→ REQUEST
Give every line back verbatim, dropping all images.

+ + +

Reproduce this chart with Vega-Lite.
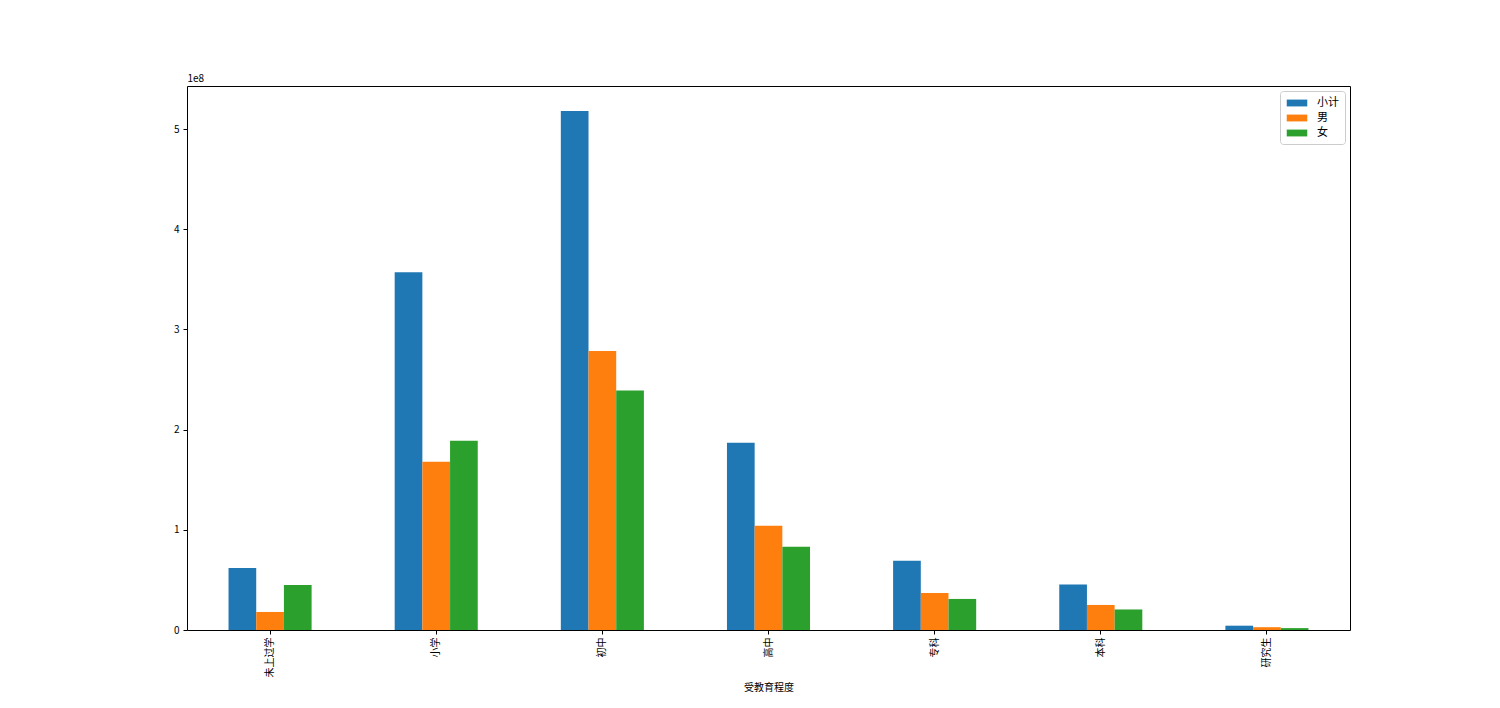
{
  "$schema": "https://vega.github.io/schema/vega-lite/v6.json",
  "autosize": "none",
  "width": 1163,
  "height": 544,
  "padding": {"left": 187, "top": 86, "right": 150, "bottom": 78},
  "background": "white",
  "config": {
    "font": "Noto Sans CJK SC",
    "view": {"stroke": "black", "strokeWidth": 1},
    "axis": {"labelFont": "Noto Sans CJK SC", "titleFont": "Noto Sans CJK SC", "labelColor": "black", "titleColor": "black", "domainColor": "black", "tickColor": "black", "labelFontSize": 10, "titleFontSize": 10, "titleFontWeight": "normal", "grid": false, "tickSize": 4}
  },
  "data": {
    "values": [
      {"edu": "未上过学", "sex": "小计", "value": 62000000},
      {"edu": "未上过学", "sex": "男", "value": 18000000},
      {"edu": "未上过学", "sex": "女", "value": 45000000},
      {"edu": "小学", "sex": "小计", "value": 357000000},
      {"edu": "小学", "sex": "男", "value": 168000000},
      {"edu": "小学", "sex": "女", "value": 189000000},
      {"edu": "初中", "sex": "小计", "value": 518000000},
      {"edu": "初中", "sex": "男", "value": 278500000},
      {"edu": "初中", "sex": "女", "value": 239000000},
      {"edu": "高中", "sex": "小计", "value": 187000000},
      {"edu": "高中", "sex": "男", "value": 104000000},
      {"edu": "高中", "sex": "女", "value": 83000000},
      {"edu": "专科", "sex": "小计", "value": 69000000},
      {"edu": "专科", "sex": "男", "value": 37000000},
      {"edu": "专科", "sex": "女", "value": 31000000},
      {"edu": "本科", "sex": "小计", "value": 45500000},
      {"edu": "本科", "sex": "男", "value": 25000000},
      {"edu": "本科", "sex": "女", "value": 20500000},
      {"edu": "研究生", "sex": "小计", "value": 4300000},
      {"edu": "研究生", "sex": "男", "value": 2800000},
      {"edu": "研究生", "sex": "女", "value": 1900000}
    ]
  },
  "mark": {"type": "bar"},
  "encoding": {
    "x": {
      "field": "edu", "type": "nominal",
      "sort": ["未上过学", "小学", "初中", "高中", "专科", "本科", "研究生"],
      "scale": {"paddingInner": 0.5, "paddingOuter": 0.25},
      "axis": {"title": "受教育程度", "labelAngle": -90, "labelAlign": "right", "labelBaseline": "middle", "labelPadding": 3, "titlePadding": 6, "domain": false}
    },
    "xOffset": {
      "field": "sex", "type": "nominal",
      "sort": ["小计", "男", "女"],
      "scale": {"paddingInner": 0, "paddingOuter": 0}
    },
    "y": {
      "field": "value", "type": "quantitative",
      "scale": {"domain": [0, 543000000], "nice": false},
      "axis": {"values": [0, 100000000, 200000000, 300000000, 400000000, 500000000], "labelExpr": "datum.value / 1e8", "title": "1e8", "titleAngle": 0, "titleX": 0, "titleY": -3, "titleAlign": "left", "titleBaseline": "bottom", "domain": false, "labelPadding": 4}
    },
    "color": {
      "field": "sex", "type": "nominal",
      "sort": ["小计", "男", "女"],
      "scale": {"domain": ["小计", "男", "女"], "range": ["#1f77b4", "#ff7f0e", "#2ca02c"]},
      "legend": {
        "title": null, "orient": "top-right", "offset": 5, "padding": 6,
        "strokeColor": "#cccccc", "cornerRadius": 3,
        "symbolType": "M-1.8,-0.6L1.8,-0.6L1.8,0.6L-1.8,0.6Z", "symbolSize": 130,
        "symbolOffset": 5,
        "labelOffset": 14,
        "labelFontSize": 11, "labelFont": "Noto Sans CJK SC", "labelColor": "black",
        "rowPadding": 4, "symbolStrokeWidth": 0
      }
    }
  }
}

+ + +

→ SOLUTION TO THE EXERCISE
Reproduce this chart with Vega-Lite.
{
  "$schema": "https://vega.github.io/schema/vega-lite/v6.json",
  "autosize": "none",
  "width": 1163,
  "height": 544,
  "padding": {"left": 187, "top": 86, "right": 150, "bottom": 78},
  "background": "white",
  "config": {
    "font": "Noto Sans CJK SC",
    "view": {"stroke": "black", "strokeWidth": 1},
    "axis": {"labelFont": "Noto Sans CJK SC", "titleFont": "Noto Sans CJK SC", "labelColor": "black", "titleColor": "black", "domainColor": "black", "tickColor": "black", "labelFontSize": 10, "titleFontSize": 10, "titleFontWeight": "normal", "grid": false, "tickSize": 4}
  },
  "data": {
    "values": [
      {"edu": "未上过学", "sex": "小计", "value": 62000000},
      {"edu": "未上过学", "sex": "男", "value": 18000000},
      {"edu": "未上过学", "sex": "女", "value": 45000000},
      {"edu": "小学", "sex": "小计", "value": 357000000},
      {"edu": "小学", "sex": "男", "value": 168000000},
      {"edu": "小学", "sex": "女", "value": 189000000},
      {"edu": "初中", "sex": "小计", "value": 518000000},
      {"edu": "初中", "sex": "男", "value": 278500000},
      {"edu": "初中", "sex": "女", "value": 239000000},
      {"edu": "高中", "sex": "小计", "value": 187000000},
      {"edu": "高中", "sex": "男", "value": 104000000},
      {"edu": "高中", "sex": "女", "value": 83000000},
      {"edu": "专科", "sex": "小计", "value": 69000000},
      {"edu": "专科", "sex": "男", "value": 37000000},
      {"edu": "专科", "sex": "女", "value": 31000000},
      {"edu": "本科", "sex": "小计", "value": 45500000},
      {"edu": "本科", "sex": "男", "value": 25000000},
      {"edu": "本科", "sex": "女", "value": 20500000},
      {"edu": "研究生", "sex": "小计", "value": 4300000},
      {"edu": "研究生", "sex": "男", "value": 2800000},
      {"edu": "研究生", "sex": "女", "value": 1900000}
    ]
  },
  "mark": {"type": "bar"},
  "encoding": {
    "x": {
      "field": "edu", "type": "nominal",
      "sort": ["未上过学", "小学", "初中", "高中", "专科", "本科", "研究生"],
      "scale": {"paddingInner": 0.5, "paddingOuter": 0.25},
      "axis": {"title": "受教育程度", "labelAngle": -90, "labelAlign": "right", "labelBaseline": "middle", "labelPadding": 3, "titlePadding": 6, "domain": false}
    },
    "xOffset": {
      "field": "sex", "type": "nominal",
      "sort": ["小计", "男", "女"],
      "scale": {"paddingInner": 0, "paddingOuter": 0}
    },
    "y": {
      "field": "value", "type": "quantitative",
      "scale": {"domain": [0, 543000000], "nice": false},
      "axis": {"values": [0, 100000000, 200000000, 300000000, 400000000, 500000000], "labelExpr": "datum.value / 1e8", "title": "1e8", "titleAngle": 0, "titleX": 0, "titleY": -3, "titleAlign": "left", "titleBaseline": "bottom", "domain": false, "labelPadding": 4}
    },
    "color": {
      "field": "sex", "type": "nominal",
      "sort": ["小计", "男", "女"],
      "scale": {"domain": ["小计", "男", "女"], "range": ["#1f77b4", "#ff7f0e", "#2ca02c"]},
      "legend": {
        "title": null, "orient": "top-right", "offset": 5, "padding": 6,
        "strokeColor": "#cccccc", "cornerRadius": 3,
        "symbolType": "M-1.8,-0.6L1.8,-0.6L1.8,0.6L-1.8,0.6Z", "symbolSize": 130,
        "symbolOffset": 5,
        "labelOffset": 14,
        "labelFontSize": 11, "labelFont": "Noto Sans CJK SC", "labelColor": "black",
        "rowPadding": 4, "symbolStrokeWidth": 0
      }
    }
  }
}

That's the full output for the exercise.